-- begin STORED DATA --

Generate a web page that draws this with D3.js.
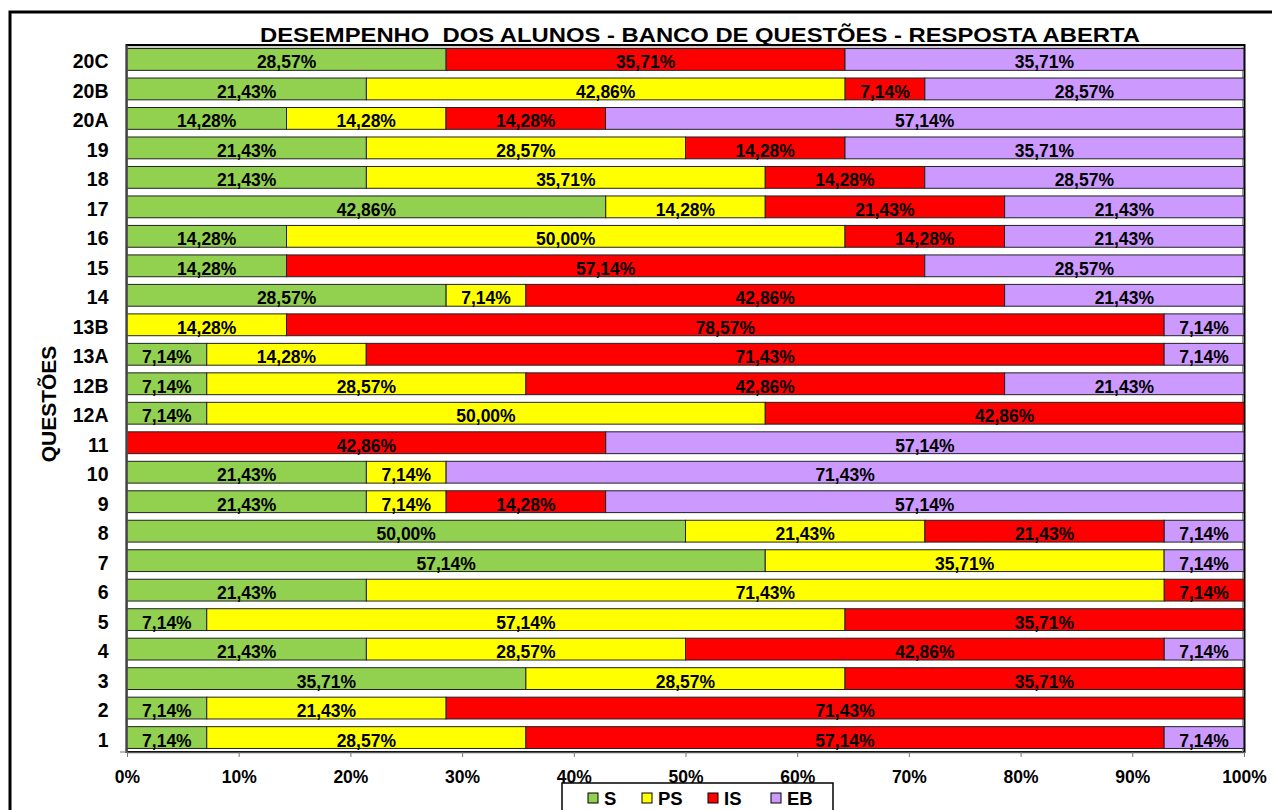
<!DOCTYPE html>
<html>
<head>
<meta charset="utf-8">
<script src="https://cdn.jsdelivr.net/npm/d3@7"></script>
<style>
  html, body { margin: 0; padding: 0; background: #fff; }
  svg { display: block; font-family: Arial, "Liberation Sans", sans-serif; }
</style>
</head>
<body>
<svg id="chart" width="1272" height="810"></svg>
<script>
// Questions, top row first
const questions = ["20C","20B","20A","19","18","17","16","15","14","13B","13A","12B","12A","11","10","9","8","7","6","5","4","3","2","1"];

// Share of students (%) per performance level, same order as questions
const S  = [28.57,21.43,14.28,21.43,21.43,42.86,14.28,14.28,28.57, 0.00, 7.14, 7.14, 7.14, 0.00,21.43,21.43,50.00,57.14,21.43, 7.14,21.43,35.71, 7.14, 7.14];
const PS = [ 0.00,42.86,14.28,28.57,35.71,14.28,50.00, 0.00, 7.14,14.28,14.28,28.57,50.00, 0.00, 7.14, 7.14,21.43,35.71,71.43,57.14,28.57,28.57,21.43,28.57];
const IS = [35.71, 7.14,14.28,14.28,14.28,21.43,14.28,57.14,42.86,78.57,71.43,42.86,42.86,42.86, 0.00,14.28,21.43, 0.00, 7.14,35.71,42.86,35.71,71.43,57.14];
const EB = [35.71,28.57,57.14,35.71,28.57,21.43,21.43,28.57,21.43, 7.14, 7.14,21.43, 0.00,57.14,71.43,57.14, 7.14, 7.14, 0.00, 0.00, 7.14, 0.00, 0.00, 7.14];

const seriesNames  = ["S","PS","IS","EB"];
const seriesColors = ["#92D050","#FFFF00","#FF0000","#CC99FF"];
const xTicks = [0,10,20,30,40,50,60,70,80,90,100];

const titleText = "DESEMPENHO  DOS ALUNOS - BANCO DE QUESTÕES - RESPOSTA ABERTA";
const yTitle = "QUESTÕES";

const svg = d3.select("#chart");
const plot = { left: 127, right: 1244, top: 45, bottom: 752 };

const x = d3.scaleLinear().domain([0, 100]).range([plot.left, plot.right]);
const y = d3.scaleBand().domain(questions).range([plot.top, plot.bottom])
  .paddingInner(0.26).paddingOuter(0.12);

const fmt = v => v.toFixed(2).replace(".", ",") + "%";

// Outer chart frame
svg.append("rect")
  .attr("x", 10).attr("y", 12).attr("width", 1400).attr("height", 1000)
  .attr("fill", "none").attr("stroke", "#000").attr("stroke-width", 3);

// Plot area frame
svg.append("rect")
  .attr("x", plot.left - 0.5).attr("y", plot.top)
  .attr("width", plot.right - plot.left + 1).attr("height", plot.bottom - plot.top)
  .attr("fill", "#fff").attr("stroke", "#000").attr("stroke-width", 2);
svg.append("path")
  .attr("d", `M${plot.left},${plot.top + 2}H${plot.right - 1.5}V${plot.bottom}`)
  .attr("fill", "none").attr("stroke", "#999").attr("stroke-width", 1);

// Stack the series
const table = questions.map((q, i) => ({ q, S: S[i], PS: PS[i], IS: IS[i], EB: EB[i] }));
const stacked = d3.stack().keys(seriesNames)(table);

const layers = svg.append("g").selectAll("g")
  .data(stacked).join("g")
  .attr("fill", (d, i) => seriesColors[i]);

layers.selectAll("rect")
  .data(d => d.filter(s => s[1] - s[0] > 0))
  .join("rect")
  .attr("x", d => x(d[0]))
  .attr("y", d => y(d.data.q))
  .attr("width", d => x(d[1]) - x(d[0]))
  .attr("height", y.bandwidth())
  .attr("stroke", "#222").attr("stroke-width", 1);

// Value labels centred in each segment
const labels = svg.append("g")
  .attr("font-size", 17.5).attr("font-weight", "bold").attr("text-anchor", "middle").attr("fill", "#000");
stacked.forEach(layer => {
  layer.filter(s => s[1] - s[0] > 0).forEach(s => {
    labels.append("text")
      .attr("x", (x(s[0]) + x(s[1])) / 2)
      .attr("y", y(s.data.q) + y.bandwidth() / 2 + 9)
      .text(fmt(s.data[layer.key]));
  });
});

// Category axis
const yAxis = svg.append("g").attr("transform", `translate(${plot.left - 0.5},0)`)
  .call(d3.axisLeft(y).tickSize(0).tickPadding(18));
yAxis.select(".domain").attr("stroke", "#555").attr("stroke-width", 1.5);
yAxis.selectAll(".tick text")
  .attr("font-size", 19.5).attr("font-weight", "bold").attr("fill", "#000")
  .attr("font-family", "Arial, 'Liberation Sans', sans-serif")
  .attr("dy", null).attr("y", 9);

// Value axis
const xAxis = svg.append("g").attr("transform", `translate(0,${plot.bottom})`)
  .call(d3.axisBottom(x).tickValues(xTicks).tickFormat(d => d + "%").tickSize(5).tickPadding(14).tickSizeOuter(0));
xAxis.select(".domain").attr("stroke", "#555").attr("stroke-width", 1.5);
xAxis.selectAll(".tick line").attr("stroke", "#777");
xAxis.selectAll(".tick text")
  .attr("font-size", 17.5).attr("font-weight", "bold").attr("fill", "#000")
  .attr("font-family", "Arial, 'Liberation Sans', sans-serif");
svg.append("line")
  .attr("x1", plot.left - 7).attr("x2", plot.left).attr("y1", plot.bottom).attr("y2", plot.bottom)
  .attr("stroke", "#777");

// Title
svg.append("text")
  .attr("x", 260).attr("y", 42)
  .attr("font-size", 21).attr("font-weight", "bold")
  .attr("textLength", 880).attr("lengthAdjust", "spacingAndGlyphs")
  .style("white-space", "pre")
  .text(titleText);

// Axis title
svg.append("text")
  .attr("transform", "translate(56,404) rotate(-90)")
  .attr("text-anchor", "middle")
  .attr("font-size", 21).attr("font-weight", "bold")
  .text(yTitle);

// Legend
svg.append("rect")
  .attr("x", 562).attr("y", 783).attr("width", 271).attr("height", 60)
  .attr("fill", "#fff").attr("stroke", "#000").attr("stroke-width", 1.5);
const legendX = [588, 642, 708, 771];
const legend = svg.append("g").selectAll("g")
  .data(seriesNames).join("g")
  .attr("transform", (d, i) => `translate(${legendX[i]},793)`);
legend.append("rect")
  .attr("width", 10).attr("height", 10)
  .attr("fill", (d, i) => seriesColors[i]).attr("stroke", "#000");
legend.append("text")
  .attr("x", 16).attr("y", 12)
  .attr("font-size", 18.5).attr("font-weight", "bold")
  .text(d => d);
</script>
</body>
</html>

-- end STORED DATA --

*GOAL*
Repeat exactly and only the lines from the start of the data above through the line that holds "0.00, 0.00, 7.14];", inclusive. Pictures do not belong in the copy.

*SOLUTION TO THIS EXERCISE*
Generate a web page that draws this with D3.js.
<!DOCTYPE html>
<html>
<head>
<meta charset="utf-8">
<script src="https://cdn.jsdelivr.net/npm/d3@7"></script>
<style>
  html, body { margin: 0; padding: 0; background: #fff; }
  svg { display: block; font-family: Arial, "Liberation Sans", sans-serif; }
</style>
</head>
<body>
<svg id="chart" width="1272" height="810"></svg>
<script>
// Questions, top row first
const questions = ["20C","20B","20A","19","18","17","16","15","14","13B","13A","12B","12A","11","10","9","8","7","6","5","4","3","2","1"];

// Share of students (%) per performance level, same order as questions
const S  = [28.57,21.43,14.28,21.43,21.43,42.86,14.28,14.28,28.57, 0.00, 7.14, 7.14, 7.14, 0.00,21.43,21.43,50.00,57.14,21.43, 7.14,21.43,35.71, 7.14, 7.14];
const PS = [ 0.00,42.86,14.28,28.57,35.71,14.28,50.00, 0.00, 7.14,14.28,14.28,28.57,50.00, 0.00, 7.14, 7.14,21.43,35.71,71.43,57.14,28.57,28.57,21.43,28.57];
const IS = [35.71, 7.14,14.28,14.28,14.28,21.43,14.28,57.14,42.86,78.57,71.43,42.86,42.86,42.86, 0.00,14.28,21.43, 0.00, 7.14,35.71,42.86,35.71,71.43,57.14];
const EB = [35.71,28.57,57.14,35.71,28.57,21.43,21.43,28.57,21.43, 7.14, 7.14,21.43, 0.00,57.14,71.43,57.14, 7.14, 7.14, 0.00, 0.00, 7.14, 0.00, 0.00, 7.14];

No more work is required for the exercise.